Please provide the following information when requesting support.
• Hardware (T4/V100/Xavier/Nano/etc)
• Network Type (Detectnet_v2/Faster_rcnn/Yolo_v4/LPRnet/Mask_rcnn/Classification/etc)
• TLT Version (Please run “tlt info --verbose” and share “docker_tag” here)
• Training spec file(If have, please share here)
• How to reproduce the issue ? (This is for errors. Please share the command line and the detailed log here.)
When I run the ‘tao deformable_detr train -e ./data/exp_spec_file.yaml’ command, it tries to pull the tao-toolkit:4.0.0-pyt image, but I get the following error
Error response from daemon: No such container: 8fdd756d2838f330ae221b7826a0e8702de03722160bbca0be855f23dd314436
So I manually downloaded the image, but I can’t find a way to link the manually downloaded image to the script so that it finds the image from local instead of pulling it from the hub? Or could you guys check the download script?
Also, I have the tao_mounts.json written in the following way.
{
“Mounts”: [
{
“source”: “/data/NeuBoat/Avikus/FLL/images/”,
“destination”: “/workspace/tao-experiments/data/images/”
},
{
“source”: “/home/jhhwang/Workspace/TAO/data/”,
“destination”: “/workspace/tao-experiments/data/”
}
],
“DockerOptions”: {
“user”: “1000:1000”,
“ports”: {
“8888”: 8888
}
}
}
In the ‘Launcher CLI’ section, I have done all the previous steps, so I guess I should be able the run the tao command. So I ran the tao command, with ‘deformable_detr’ task and ‘train’ sub_task. But I get the error described in the thread.
Yeah, I still get a similar error.
I was able to pull the container,
but then it says that there is no such container.
2023-06-21 11:13:54,812 [INFO] root: Registry: [‘nvcr.io’]

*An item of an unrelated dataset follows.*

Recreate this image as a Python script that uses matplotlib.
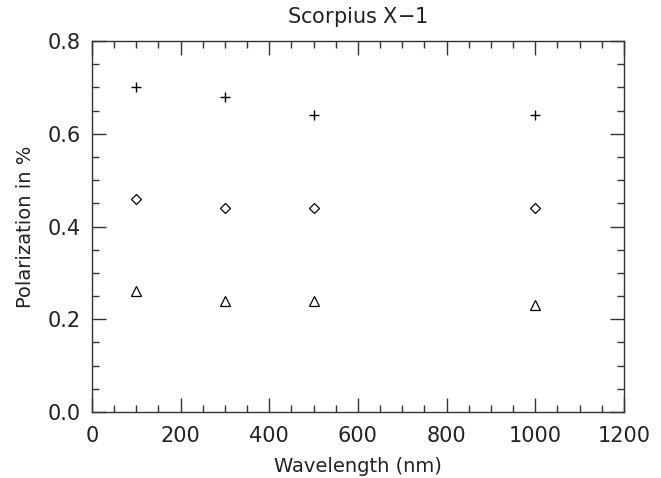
import matplotlib
matplotlib.use('Agg')
import matplotlib.pyplot as plt
from matplotlib.ticker import MultipleLocator

wavelength = [100, 300, 500, 1000]
pol_plus = [0.70, 0.68, 0.64, 0.64]
pol_diamond = [0.46, 0.44, 0.44, 0.44]
pol_triangle = [0.26, 0.24, 0.24, 0.23]

plt.rcParams['font.family'] = 'DejaVu Sans'
fig = plt.figure(figsize=(6.61, 4.78), dpi=100)
ax = fig.add_axes([0.139, 0.138, 0.805, 0.776])

ax.plot(wavelength, pol_plus, '+', color='k', ms=7, mew=1.0)
ax.plot(wavelength, pol_diamond, 'D', mfc='none', mec='k', ms=5, mew=0.9)
ax.plot(wavelength, pol_triangle, '^', mfc='none', mec='k', ms=7, mew=0.9)

ax.set_xlim(0, 1200)
ax.set_ylim(0, 0.8)
ax.xaxis.set_major_locator(MultipleLocator(200))
ax.xaxis.set_minor_locator(MultipleLocator(50))
ax.yaxis.set_major_locator(MultipleLocator(0.2))
ax.yaxis.set_minor_locator(MultipleLocator(0.05))
ax.yaxis.set_major_formatter(plt.FormatStrFormatter('%.1f'))
ax.tick_params(which='both', direction='in', top=True, right=True,
               labelsize=15, width=1.0, colors='#333333', labelcolor='#222222')
ax.tick_params(axis='x', which='major', pad=10)
ax.tick_params(axis='y', which='major', pad=8)
ax.tick_params(which='major', length=10)
ax.tick_params(which='minor', length=5)
for s in ax.spines.values():
    s.set_linewidth(1.0)
    s.set_color('#333333')

ax.set_xlabel('Wavelength (nm)', fontsize=14, labelpad=8, color='#222222')
ax.set_ylabel('Polarization in %', fontsize=14, labelpad=9, color='#222222')
ax.set_title('Scorpius X$-$1', fontsize=15, pad=13, color='#222222')

fig.savefig('out.png', dpi=100)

2023-06-21 11:13:54,874 [INFO] tlt.components.instance_handler.local_instance: Running command in container: nvcr.io/nvidia/tao/tao-toolkit:4.0.0-tf1.15.5
2023-06-21 11:13:54,899 [INFO] tlt.components.docker_handler.docker_handler: The required docker doesn’t exist locally/the manifest has changed. Pulling a new docker.
2023-06-21 11:13:54,899 [INFO] tlt.components.docker_handler.docker_handler: Pulling the required container. This may take several minutes if you’re doing this for the first time. Please wait here.
…
Pulling from repository: nvcr.io/nvidia/tao/tao-toolkit
2023-06-21 11:19:04,283 [INFO] tlt.components.docker_handler.docker_handler: Container pull complete.
Error response from daemon: No such container: 26fe41a0a8c281101aaa9cdde7e2d4e1b73993c3cbdbe36c0f1dddab7f7ce40d
2023-06-21 11:19:09,822 [INFO] tlt.components.docker_handler.docker_handler: Stopping container.
As Tom I said,
I can wait until the nvcr.io issues are fixed.
There is no update from you for a period, assuming this is not an issue anymore. Hence we are closing this topic. If need further support, please open a new one. Thanks
For your case, need to trigger the pytorch docker.
docker run --runtime=nvidia --shm-size=16g --ulimit memlock=-1 -it --rm nvcr.io/nvidia/tao/tao-toolkit:4.0.0-pyt /bin/bash
is there any issue with ngc registry model?
I listed available pretrained backbones for object detection, but it seems there is none.
the ngc version is the latest version 3.24